The fledgling community got a boost five years later, when Castro's revolution forced almost all of Cuba's 15,000 Jews into exile. Most of them fled to Miami, though a handful of Cuban Jews like Zaidspiner ended up in Puerto Rico. More recently, the community has welcomed new arrivals from Argentina, Colombia and Venezuela.

Sha'are Zedeck's current rabbi, Gabriel Frydman, and the director of the local JCC, Diego Mendelbaum, are both from Argentina.

"Here, the JCC is an exact replica of JCCs in the United States, but language is a problem," said Mendelbaum. "Some of our members don't speak English and some don't speak Spanish. If we give talks in Spanish, there's a group of English-speakers who won't come, and vice-versa."

Membership in Sha'are Zedeck costs $1,200 a year, not a significant burden to the largely affluent congregation. More than 100 children are enrolled in the congregation's Hebrew school, and an average 40-50 people show up for Friday night and Saturday morning services. Despite the community's relatively small size, members are unusually active in Jewish and Zionist causes, and the congregation sponsors a one-hour show about Israel that airs Thursday nights on WAPA radio.

"There's no anti-semitism in Puerto Rico, but there are local journalists who once in awhile write articles very unfavorable to Israel," Mendelbaum told JTA. "They say, for example, that what the Jews are doing against the Palestinians is the same as what the Nazis did to Jews in World War II."

Virtually no Jews are active in Puerto Rican politics, and the clear majority support eventual statehood for the island (a few years ago, Puerto Rico's former pro-statehood governor, Pedro Rossell๓, attended a Yom Hashoah service at Sha'are Zedeck). Only a handful of Jews support independence for Puerto Rico.

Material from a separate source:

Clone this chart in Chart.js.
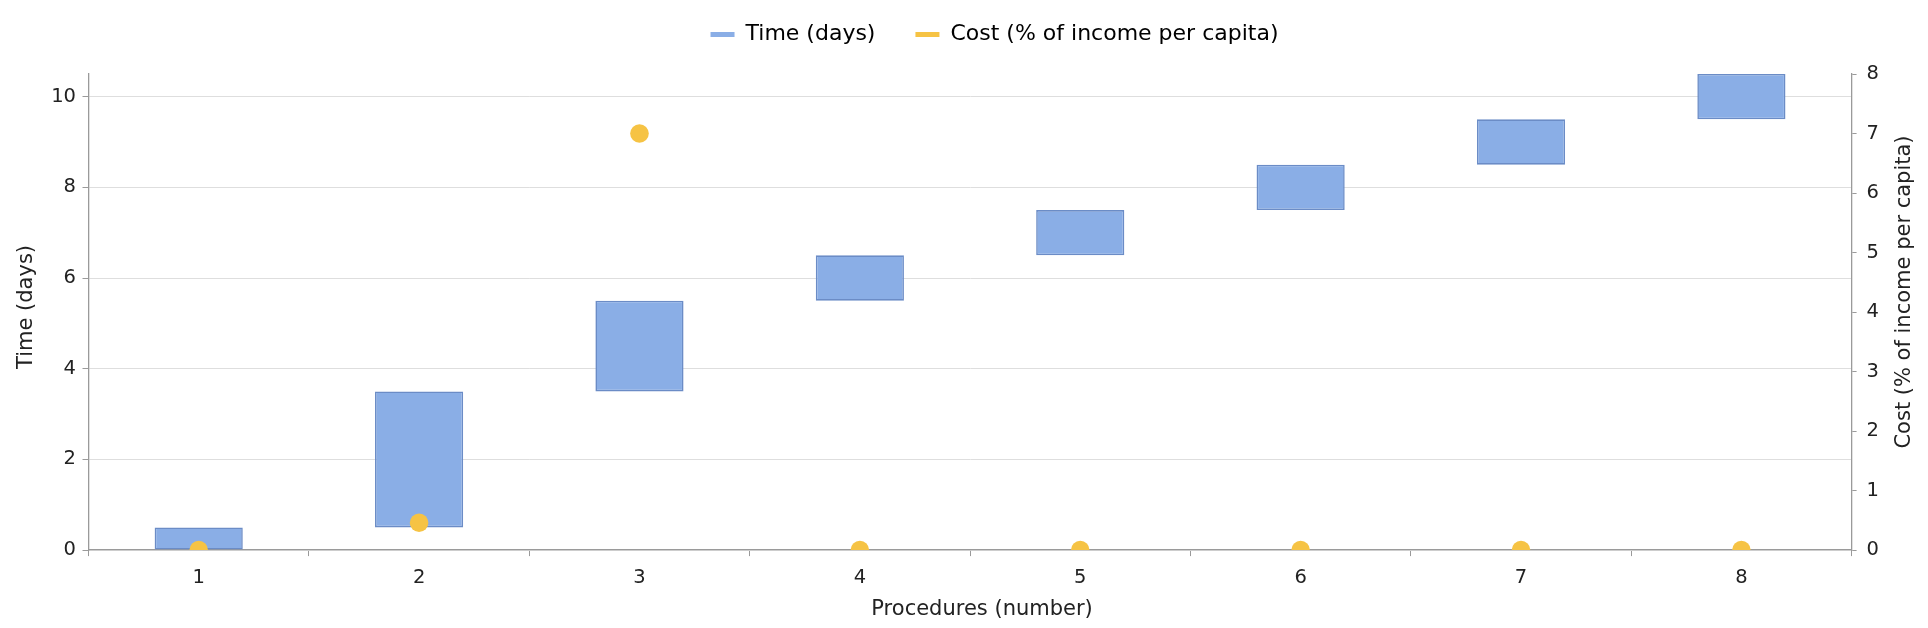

In addition to the Jews — almost all of whom live in the San Juan metro area — about 4,000 Palestinians also reside in Puerto Rico. Yet Jewish institutions don't feel particularly threatened.

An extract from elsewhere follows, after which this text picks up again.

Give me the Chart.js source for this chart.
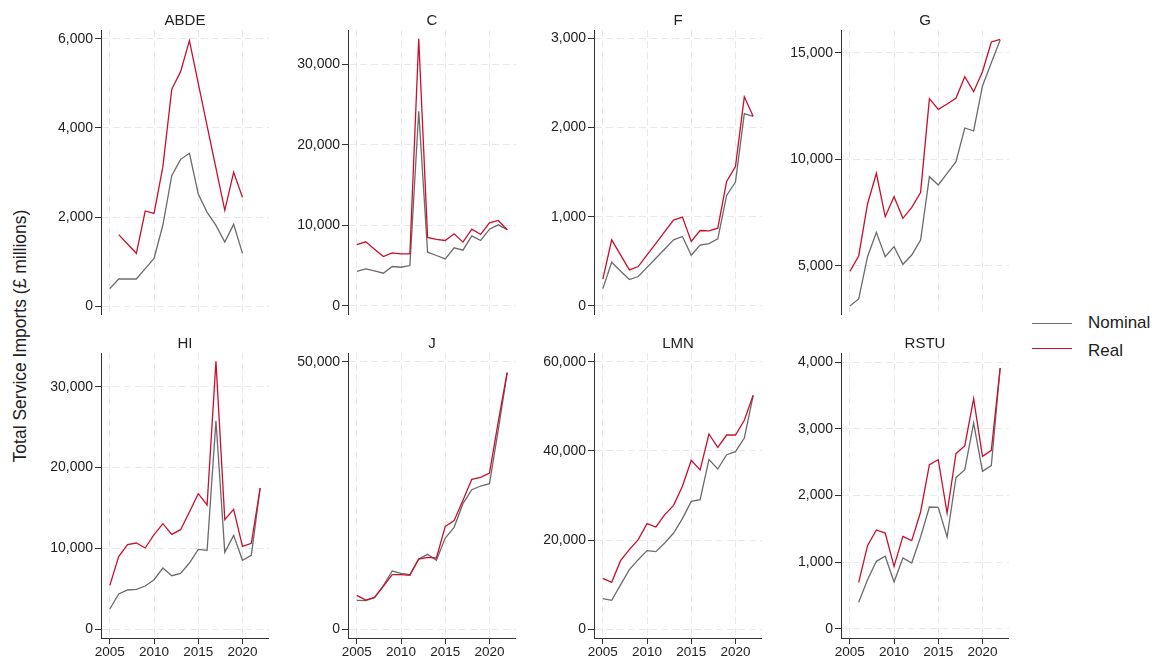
<!DOCTYPE html>
<html><head><meta charset="utf-8">
<script src="https://cdn.jsdelivr.net/npm/chart.js@4/dist/chart.umd.min.js"></script>
<style>
html,body{margin:0;padding:0;background:#fff;width:1158px;height:661px;overflow:hidden;font-family:'Liberation Sans',Arial,sans-serif;}
canvas{position:absolute;}
#ytitle{position:absolute;left:20px;top:336px;transform:translate(-50%,-50%) rotate(-90deg);white-space:nowrap;font-size:17.5px;color:#222;}
.leg{position:absolute;font-size:17px;line-height:20px;color:#222;white-space:nowrap;}
.sw{position:absolute;width:40px;height:1.4px;}
</style></head><body>
<div id="ytitle">Total Service Imports (£ millions)</div>
<div class="sw" style="left:1032px;top:322.5px;background:#6b6b6b"></div>
<div class="leg" style="left:1088px;top:313px">Nominal</div>
<div class="sw" style="left:1032px;top:348px;background:#c8102e"></div>
<div class="leg" style="left:1088px;top:341px">Real</div>
<script>
const years = [2005,2006,2007,2008,2009,2010,2011,2012,2013,2014,2015,2016,2017,2018,2019,2020,2021,2022];
const xTicks = [2005,2010,2015,2020];
const seriesNames = ['Nominal','Real'];
const panelNames = ['ABDE','C','F','G','HI','J','LMN','RSTU'];

const abdeNominal = [390,607,607,607,840,1071,1820,2929,3296,3431,2517,2105,1813,1438,1835,1184,null,null];
const abdeReal    = [null,1603,1393,1184,2135,2082,3131,4869,5266,5963,5000,4050,3100,2150,3004,2442,null,null];
const cNominal    = [4300,4600,4360,4070,4900,4810,5020,24190,6680,6270,5850,7220,6930,8710,8130,9540,10080,9460];
const cReal       = [7630,7970,7050,6140,6600,6470,6470,33190,8510,8260,8130,8960,7930,9540,8880,10330,10620,9460];
const fNominal    = [195,491,393,296,330,433,536,639,742,779,569,682,700,753,1240,1390,2157,2127];
const fReal       = [300,742,573,404,442,572,703,833,963,996,723,846,843,873,1397,1562,2345,2127];
const gNominal    = [3103,3433,5423,6567,5423,5893,5063,5502,6207,9185,8793,9342,9890,11473,11332,13448,14545,15611];
const gReal       = [4734,5455,7900,9342,7304,8245,7226,7743,8433,12853,12351,12602,12868,13887,13182,14122,15517,15643];
const hiNominal   = [2476,4333,4829,4911,5324,6108,7553,6603,6892,8172,9864,9740,25794,9492,11597,8502,9121,17458];
const hiReal      = [5406,8956,10442,10648,10029,11680,13042,11721,12299,14486,16756,15353,33140,13537,14816,10235,10607,17458];
const jNominal    = [5368,5306,5868,8115,10861,10424,10175,13109,13983,12859,17041,19039,23471,26092,26779,27216,37328,47940];
const jReal       = [6305,5431,5930,7990,10175,10175,10050,13109,13421,13296,19226,20287,24095,28027,28402,29213,38889,48065];
const lmnNominal  = [6816,6442,9900,13333,15580,17603,17378,19326,21573,24794,28689,29064,38052,35955,39176,39850,42921,52434];
const lmnReal     = [11386,10487,15356,17828,20075,23670,22921,25693,27790,32060,37903,35730,43820,40824,43596,43596,46891,52509];
const rstuNominal = [null,400,739,1014,1089,704,1064,989,1378,1828,1823,1378,2267,2387,3086,2362,2447,3910];
const rstuReal    = [null,699,1248,1483,1438,939,1388,1323,1753,2462,2537,1738,2627,2747,3451,2587,2677,3910];

const abdeTicks = [0,2000,4000,6000];
const cTicks    = [0,10000,20000,30000];
const fTicks    = [0,1000,2000,3000];
const gTicks    = [5000,10000,15000];
const hiTicks   = [0,10000,20000,30000];
const jTicks    = [0,50000];
const lmnTicks  = [0,20000,40000,60000];
const rstuTicks = [0,1000,2000,3000,4000];

const nominalSeries = [abdeNominal,cNominal,fNominal,gNominal,hiNominal,jNominal,lmnNominal,rstuNominal];
const realSeries    = [abdeReal,cReal,fReal,gReal,hiReal,jReal,lmnReal,rstuReal];
const tickSets      = [abdeTicks,cTicks,fTicks,gTicks,hiTicks,jTicks,lmnTicks,rstuTicks];
const yRanges = [[-202,6202],[-1120,34274],[-101,3094],[2680,16081],[-1114,34173],[-1685,51685],[-2022,62022],[-135,4135]];

const FF = "'Liberation Sans', Arial, sans-serif";
const COLORS = ['#6b6b6b','#c8102e'];
const Y_W = 60, TITLE_H = 20, X_H = 24, PLOT_W = 168, PLOT_H = 285;
const colX = [101,348,594,841];
const rowTop = [30,353];

panelNames.forEach((name,i)=>{
  const r = Math.floor(i/4), c = i%4;
  const bottomRow = r===1;
  const cv = document.createElement('canvas');
  const w = Y_W+PLOT_W, h = TITLE_H+PLOT_H+(bottomRow?X_H:0);
  cv.width = w; cv.height = h;
  cv.style.left = (colX[c]-Y_W)+'px';
  cv.style.top = (rowTop[r]-TITLE_H)+'px';
  cv.style.width = w+'px'; cv.style.height = h+'px';
  document.body.appendChild(cv);
  const sets = [nominalSeries[i], realSeries[i]];
  const ticksY = tickSets[i];
  new Chart(cv,{
    type:'line',
    data:{datasets: sets.map((arr,k)=>({
      label: seriesNames[k],
      data: years.map((yr,j)=>({x:yr,y:arr[j]})),
      borderColor: COLORS[k], backgroundColor: COLORS[k],
      borderWidth:1.3, pointRadius:0, tension:0, spanGaps:false, fill:false,
      order: 1-k
    }))},
    options:{
      responsive:false, animation:false, devicePixelRatio:1,
      layout:{padding:0},
      plugins:{
        legend:{display:false}, tooltip:{enabled:false},
        title:{display:true,text:name,fullSize:false,color:'#222',
          font:{family:FF,size:15,weight:'normal',lineHeight:1.2},padding:{top:2,bottom:0}}
      },
      scales:{
        x:{type:'linear',min:2004,max:2023,
          afterBuildTicks:s=>{s.ticks = xTicks.map(v=>({value:v}));},
          afterFit:s=>{s.height = bottomRow?X_H:0; s.paddingLeft=0; s.paddingRight=0; s.paddingTop=0; s.paddingBottom=0;},
          ticks:{display:bottomRow,callback:v=>String(v),font:{family:FF,size:13.5},color:'#222',padding:0,maxRotation:0,autoSkip:false},
          grid:{color:'#e9e9e9',lineWidth:1,drawTicks:bottomRow,tickLength:6,tickColor:'#333',tickWidth:1,tickBorderDash:[]},
          border:{display:bottomRow,color:'#333',width:1,dash:[7,4]}
        },
        y:{type:'linear',min:yRanges[i][0],max:yRanges[i][1],
          afterBuildTicks:s=>{s.ticks = ticksY.map(v=>({value:v}));},
          afterFit:s=>{s.width = Y_W; s.paddingLeft=0; s.paddingRight=0; s.paddingTop=0; s.paddingBottom=0;},
          ticks:{callback:v=>Number(v).toLocaleString('en-US'),font:{family:FF,size:14},color:'#222',padding:2,autoSkip:false},
          grid:{color:'#e9e9e9',lineWidth:1,drawTicks:true,tickLength:6,tickColor:'#333',tickWidth:1,tickBorderDash:[]},
          border:{display:true,color:'#333',width:1,dash:[7,4]}
        }
      }
    }
  });
});
</script>
</body></html>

"After 9/11, we've taken some minimal security measures, such as an armed guard. No one can enter without identifying himself," said Mendelbaum. "But if you ask me, it's unnecessary."

Sha'are Zedeck is surrounded by shade trees and fronts busy Ponce de Le๓n Avenue — sandwiched in between the YWCA and the regional headquarters of AT&T. It's only a 10-minute drive from there to Temple Beth Shalom, which was founded in 1967 as the Reform alternative to Sha'are Zedeck.

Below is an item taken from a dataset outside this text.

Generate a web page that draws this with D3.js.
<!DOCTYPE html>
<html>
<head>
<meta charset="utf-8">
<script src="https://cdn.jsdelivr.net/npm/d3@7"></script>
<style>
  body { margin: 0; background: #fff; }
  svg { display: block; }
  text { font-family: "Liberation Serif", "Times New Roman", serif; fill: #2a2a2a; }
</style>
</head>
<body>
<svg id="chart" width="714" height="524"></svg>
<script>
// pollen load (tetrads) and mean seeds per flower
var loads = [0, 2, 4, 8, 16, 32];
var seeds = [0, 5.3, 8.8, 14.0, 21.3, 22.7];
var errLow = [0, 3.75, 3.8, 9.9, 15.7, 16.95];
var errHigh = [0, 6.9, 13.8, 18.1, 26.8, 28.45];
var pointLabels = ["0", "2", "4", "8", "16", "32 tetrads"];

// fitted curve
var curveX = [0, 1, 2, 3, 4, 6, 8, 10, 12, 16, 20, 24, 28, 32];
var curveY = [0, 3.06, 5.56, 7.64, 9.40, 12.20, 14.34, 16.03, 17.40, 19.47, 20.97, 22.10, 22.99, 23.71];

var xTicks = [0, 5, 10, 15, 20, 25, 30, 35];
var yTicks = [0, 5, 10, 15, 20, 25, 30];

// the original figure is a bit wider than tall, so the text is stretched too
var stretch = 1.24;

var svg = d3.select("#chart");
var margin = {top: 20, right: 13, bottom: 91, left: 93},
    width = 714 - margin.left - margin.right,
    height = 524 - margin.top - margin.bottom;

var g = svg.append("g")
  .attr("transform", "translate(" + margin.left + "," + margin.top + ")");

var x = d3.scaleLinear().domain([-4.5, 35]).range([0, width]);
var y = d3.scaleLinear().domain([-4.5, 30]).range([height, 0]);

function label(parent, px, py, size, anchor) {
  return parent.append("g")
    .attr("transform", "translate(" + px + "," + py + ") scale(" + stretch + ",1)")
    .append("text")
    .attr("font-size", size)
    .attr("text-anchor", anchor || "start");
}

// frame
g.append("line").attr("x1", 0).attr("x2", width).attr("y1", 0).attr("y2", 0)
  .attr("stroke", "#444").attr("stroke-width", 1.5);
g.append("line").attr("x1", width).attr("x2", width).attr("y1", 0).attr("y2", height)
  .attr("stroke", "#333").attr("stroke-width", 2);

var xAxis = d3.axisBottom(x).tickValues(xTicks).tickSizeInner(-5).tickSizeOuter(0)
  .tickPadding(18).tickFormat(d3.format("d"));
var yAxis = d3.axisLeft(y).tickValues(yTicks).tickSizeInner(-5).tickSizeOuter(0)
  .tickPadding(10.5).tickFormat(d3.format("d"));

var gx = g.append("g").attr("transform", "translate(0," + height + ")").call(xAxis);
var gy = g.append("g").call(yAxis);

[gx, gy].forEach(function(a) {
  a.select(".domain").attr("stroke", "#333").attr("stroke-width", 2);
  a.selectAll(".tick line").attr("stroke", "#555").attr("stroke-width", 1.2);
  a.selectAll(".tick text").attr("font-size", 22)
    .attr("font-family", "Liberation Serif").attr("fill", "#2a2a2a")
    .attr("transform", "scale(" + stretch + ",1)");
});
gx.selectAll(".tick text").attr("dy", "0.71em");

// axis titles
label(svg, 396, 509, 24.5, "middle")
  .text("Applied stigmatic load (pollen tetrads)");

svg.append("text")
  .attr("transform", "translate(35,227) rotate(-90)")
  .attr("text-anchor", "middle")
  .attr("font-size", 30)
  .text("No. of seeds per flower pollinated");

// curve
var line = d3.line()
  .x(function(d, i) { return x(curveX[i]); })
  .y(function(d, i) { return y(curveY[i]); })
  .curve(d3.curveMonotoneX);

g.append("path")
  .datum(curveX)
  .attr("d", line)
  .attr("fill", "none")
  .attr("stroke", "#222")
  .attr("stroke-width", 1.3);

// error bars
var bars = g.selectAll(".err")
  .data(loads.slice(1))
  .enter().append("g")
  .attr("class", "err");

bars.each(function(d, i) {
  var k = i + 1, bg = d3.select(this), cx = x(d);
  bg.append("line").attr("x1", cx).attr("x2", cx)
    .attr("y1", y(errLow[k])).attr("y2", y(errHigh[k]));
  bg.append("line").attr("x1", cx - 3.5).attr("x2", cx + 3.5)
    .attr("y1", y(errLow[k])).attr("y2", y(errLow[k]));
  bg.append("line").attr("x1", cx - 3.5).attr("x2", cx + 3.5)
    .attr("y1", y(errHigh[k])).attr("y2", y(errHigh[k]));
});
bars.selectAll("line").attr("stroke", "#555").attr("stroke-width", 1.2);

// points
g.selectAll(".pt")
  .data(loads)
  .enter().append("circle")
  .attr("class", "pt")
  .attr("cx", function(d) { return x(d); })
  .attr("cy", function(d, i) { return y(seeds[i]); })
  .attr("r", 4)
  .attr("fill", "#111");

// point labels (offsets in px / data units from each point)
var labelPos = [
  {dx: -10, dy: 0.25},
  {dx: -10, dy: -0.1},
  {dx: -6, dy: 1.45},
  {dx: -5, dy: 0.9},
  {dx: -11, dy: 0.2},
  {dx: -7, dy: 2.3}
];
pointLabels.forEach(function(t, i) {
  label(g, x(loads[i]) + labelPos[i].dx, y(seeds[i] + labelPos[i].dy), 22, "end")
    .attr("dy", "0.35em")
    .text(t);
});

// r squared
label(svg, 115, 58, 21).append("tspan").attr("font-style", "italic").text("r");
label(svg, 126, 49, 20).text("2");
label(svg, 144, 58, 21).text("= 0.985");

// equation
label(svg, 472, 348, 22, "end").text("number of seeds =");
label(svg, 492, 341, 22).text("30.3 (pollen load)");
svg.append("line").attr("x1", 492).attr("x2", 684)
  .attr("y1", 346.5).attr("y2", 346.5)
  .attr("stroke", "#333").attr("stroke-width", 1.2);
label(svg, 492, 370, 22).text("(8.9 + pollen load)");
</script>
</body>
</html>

Harry Ezratty, a veteran member of Beth Shalom who now lives in Baltimore, said the reform congregation isn't nearly as wealthy as Sha'are Zedeck, and also differs in one other major aspect: about 15% of its 67 member families are Puerto Rican converts to Judaism. Until recently, its spiritual leader was Rabbi Mordechai Rotem, the first Israeli ever to be ordained as a Reform rabbi.

"We have a lot of Puerto Ricans who have converted, not only as individuals but as entire families," said Ezratty, adding that "for many years, we have been involved with non-Jewish charitable organizations on the island."

Temple Beth Shalom boasts an active religious school and community life, and has its own special way of celebrating major Jewish holidays. Earlier this year, for example, the congregation paid tribute to Yom Hazikaron (Remembrance Day) and Yom Ha'atzma'ut (Israeli Independence Day) with a special shofar service at El Morro, the ancient Spanish fortress facing the Atlantic Ocean.

The smallest and youngest of the island's three congregations is Chabad de Puerto Rico. Led by New York-born Rabbi Mendel Zarchi, Chabad occupies a large yellow house at 18 Rosa St., in the heart of San Juan's Isla Verde hotel strip.

In winter months, when Puerto Rico's tourist season is at its peak, Chabad holds daily services twice a day, at 7:30 a.m. and 6 p.m. Depending on the month, anywhere from 15 to 80 people show up for Shabbat services. Major holidays are celebrated at the nearby Ritz-Carlton Hotel; last year, over 250 people attended Chanukah services there.

"People participate not out of a sense of obligation, but a sense of willingness, which is really what the theme of Chabad is," Zarchi said.

A bearded, 30-year-old Orthodox rabbi is perhaps not what most people would expect to see on the streets of Isla Verde, which is packed with bikini-clad Puerto Rican girls, beach bums and tattooed sailor types hanging out at nearby Lupi's Mexican Restaurant.

Even many longtime Jewish residents of Puerto Rico seem unaware of Chabad's existence. For example, Mandelbaum, the JCC director, admits he's never set foot inside the Chabad shul.

"Geographically, Puerto Rico is a challenging environment in which to set up a center of Jewish life," explained Zarchi. "We consider ourselves Jewish marketers. Today, it's not just about content but also how you package it. Judaism is a very rich product that has endured centuries of challenge. It just needs to be presented in the right setting."

Although Chabad had been visiting Puerto Rico for many years, it didn't establish a permanent presence on the island until 1999, when Zarchi and his wife Rachel moved to the island. Chabad is now spending $1.5 million to build a proper shul, complete with a kosher kitchen.

"It's very expensive to keep kosher here, so we try to organize bulk deliveries of meat which we store in four big freezers here at the shul," said Zarchi, adding that nearby five-star hotels frequently call him to cater bar-mitzvahs and Jewish weddings. A year ago, the Ritz-Carlton hosted a special Sefer Torah completion ceremony — the first in the island's history.

Zarchi says Puerto Ricans have a "tremendous curiosity" about Judaism and what distinguishes it from Catholicism.

"We've been very much accepted here," he said. "When it comes to religion and devotion to God, the local population is very respectful, especially when they perceive a person as being God-fearing."